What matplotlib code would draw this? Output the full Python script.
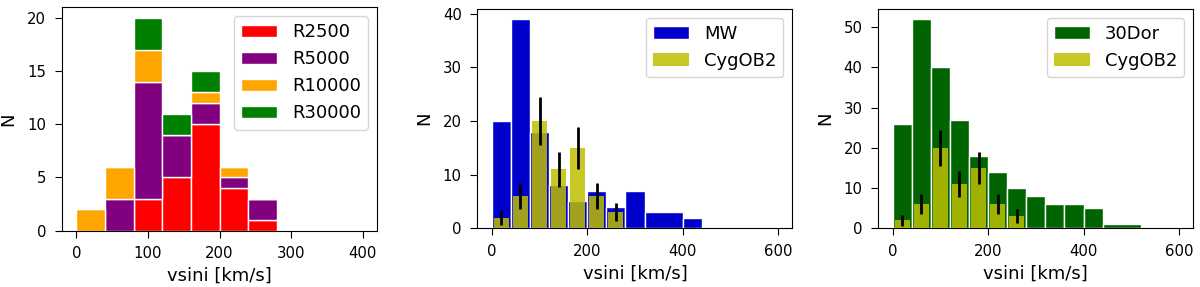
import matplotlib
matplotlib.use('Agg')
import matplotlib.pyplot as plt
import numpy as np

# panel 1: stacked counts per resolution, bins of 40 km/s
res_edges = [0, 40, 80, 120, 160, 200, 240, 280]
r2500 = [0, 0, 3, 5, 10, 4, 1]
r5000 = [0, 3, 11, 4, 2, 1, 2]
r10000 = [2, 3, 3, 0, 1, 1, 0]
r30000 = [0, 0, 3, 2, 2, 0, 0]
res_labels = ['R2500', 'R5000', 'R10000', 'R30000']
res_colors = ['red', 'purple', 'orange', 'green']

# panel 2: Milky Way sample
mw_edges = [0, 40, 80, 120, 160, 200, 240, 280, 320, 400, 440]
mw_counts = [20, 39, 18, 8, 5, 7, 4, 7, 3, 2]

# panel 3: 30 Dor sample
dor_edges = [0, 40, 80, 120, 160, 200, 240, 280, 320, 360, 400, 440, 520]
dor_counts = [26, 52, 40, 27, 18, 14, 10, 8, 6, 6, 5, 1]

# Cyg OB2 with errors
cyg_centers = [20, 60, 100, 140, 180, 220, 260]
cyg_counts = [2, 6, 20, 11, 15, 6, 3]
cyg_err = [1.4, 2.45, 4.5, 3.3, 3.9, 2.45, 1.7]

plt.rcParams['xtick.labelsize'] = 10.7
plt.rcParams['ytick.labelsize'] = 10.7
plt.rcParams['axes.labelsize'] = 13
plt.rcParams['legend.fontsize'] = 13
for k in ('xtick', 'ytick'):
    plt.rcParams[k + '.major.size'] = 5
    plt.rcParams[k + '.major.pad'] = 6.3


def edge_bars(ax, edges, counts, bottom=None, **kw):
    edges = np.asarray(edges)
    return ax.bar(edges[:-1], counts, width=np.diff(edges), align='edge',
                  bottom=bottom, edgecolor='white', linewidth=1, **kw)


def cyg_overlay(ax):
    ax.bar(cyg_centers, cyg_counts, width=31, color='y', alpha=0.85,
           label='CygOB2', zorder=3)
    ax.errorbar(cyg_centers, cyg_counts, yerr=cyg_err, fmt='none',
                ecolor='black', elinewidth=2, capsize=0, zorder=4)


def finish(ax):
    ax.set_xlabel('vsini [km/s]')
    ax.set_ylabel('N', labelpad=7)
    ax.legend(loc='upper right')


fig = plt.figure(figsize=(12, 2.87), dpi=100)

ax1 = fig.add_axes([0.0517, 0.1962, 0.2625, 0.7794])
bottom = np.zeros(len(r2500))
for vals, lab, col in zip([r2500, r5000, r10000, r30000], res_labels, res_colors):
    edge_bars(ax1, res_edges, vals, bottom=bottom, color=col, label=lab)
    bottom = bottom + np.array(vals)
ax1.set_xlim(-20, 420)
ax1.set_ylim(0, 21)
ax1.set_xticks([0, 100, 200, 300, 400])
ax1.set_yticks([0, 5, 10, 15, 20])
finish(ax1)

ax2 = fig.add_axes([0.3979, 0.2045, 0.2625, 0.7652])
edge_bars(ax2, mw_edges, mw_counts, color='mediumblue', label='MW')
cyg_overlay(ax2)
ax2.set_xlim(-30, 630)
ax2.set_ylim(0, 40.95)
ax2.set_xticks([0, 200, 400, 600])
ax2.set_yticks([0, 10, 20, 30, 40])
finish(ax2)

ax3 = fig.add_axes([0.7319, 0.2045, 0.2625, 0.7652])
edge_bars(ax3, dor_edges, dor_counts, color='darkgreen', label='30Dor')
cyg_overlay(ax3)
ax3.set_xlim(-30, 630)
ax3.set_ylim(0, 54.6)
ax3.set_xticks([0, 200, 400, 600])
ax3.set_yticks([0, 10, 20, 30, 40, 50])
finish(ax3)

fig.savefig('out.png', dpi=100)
-------------------------
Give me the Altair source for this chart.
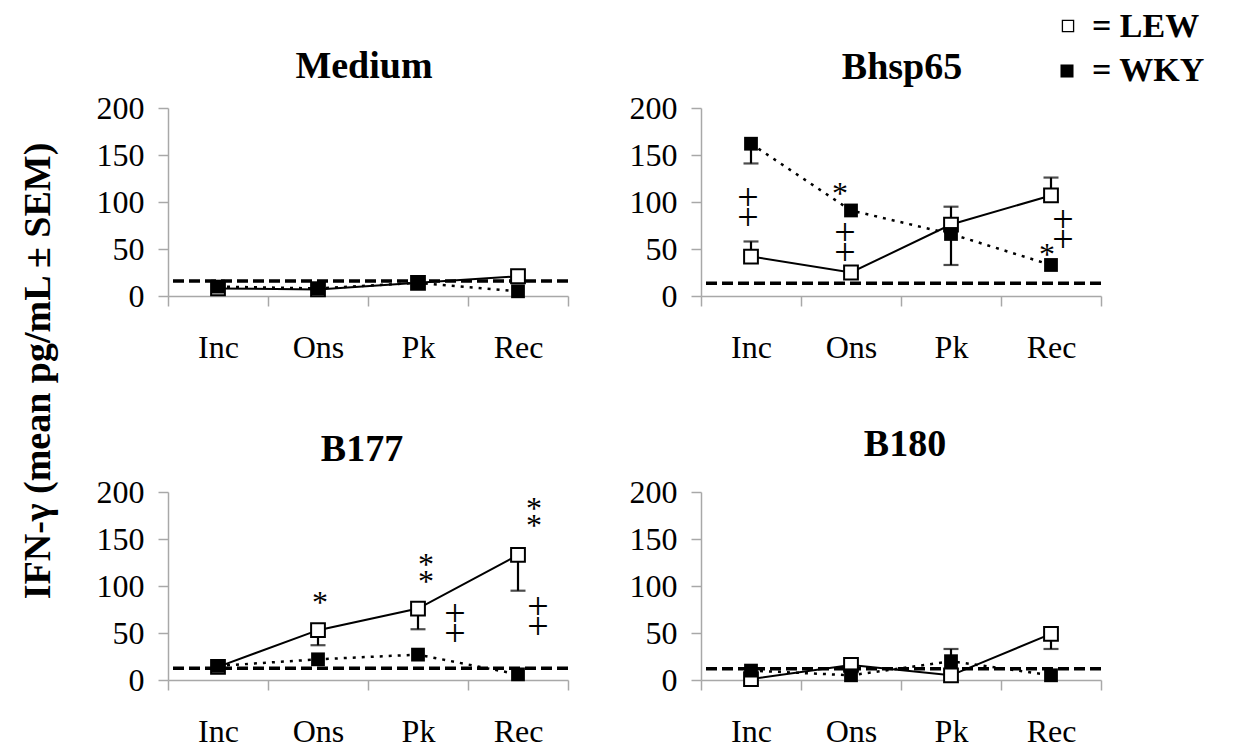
-------------------------
WRITTEN EXERCISE: Start with the line that includes "What matplotlib code" and finish with the line that includes "cyg_err = [1.4, 2.45, 4.5, 3.3, 3.9, 2.45, 1.7]": reproduce those lines exactly, nothing before or after, and omit any pictures.

SOLUTION:
What matplotlib code would draw this? Output the full Python script.
import matplotlib
matplotlib.use('Agg')
import matplotlib.pyplot as plt
import numpy as np

# panel 1: stacked counts per resolution, bins of 40 km/s
res_edges = [0, 40, 80, 120, 160, 200, 240, 280]
r2500 = [0, 0, 3, 5, 10, 4, 1]
r5000 = [0, 3, 11, 4, 2, 1, 2]
r10000 = [2, 3, 3, 0, 1, 1, 0]
r30000 = [0, 0, 3, 2, 2, 0, 0]
res_labels = ['R2500', 'R5000', 'R10000', 'R30000']
res_colors = ['red', 'purple', 'orange', 'green']

# panel 2: Milky Way sample
mw_edges = [0, 40, 80, 120, 160, 200, 240, 280, 320, 400, 440]
mw_counts = [20, 39, 18, 8, 5, 7, 4, 7, 3, 2]

# panel 3: 30 Dor sample
dor_edges = [0, 40, 80, 120, 160, 200, 240, 280, 320, 360, 400, 440, 520]
dor_counts = [26, 52, 40, 27, 18, 14, 10, 8, 6, 6, 5, 1]

# Cyg OB2 with errors
cyg_centers = [20, 60, 100, 140, 180, 220, 260]
cyg_counts = [2, 6, 20, 11, 15, 6, 3]
cyg_err = [1.4, 2.45, 4.5, 3.3, 3.9, 2.45, 1.7]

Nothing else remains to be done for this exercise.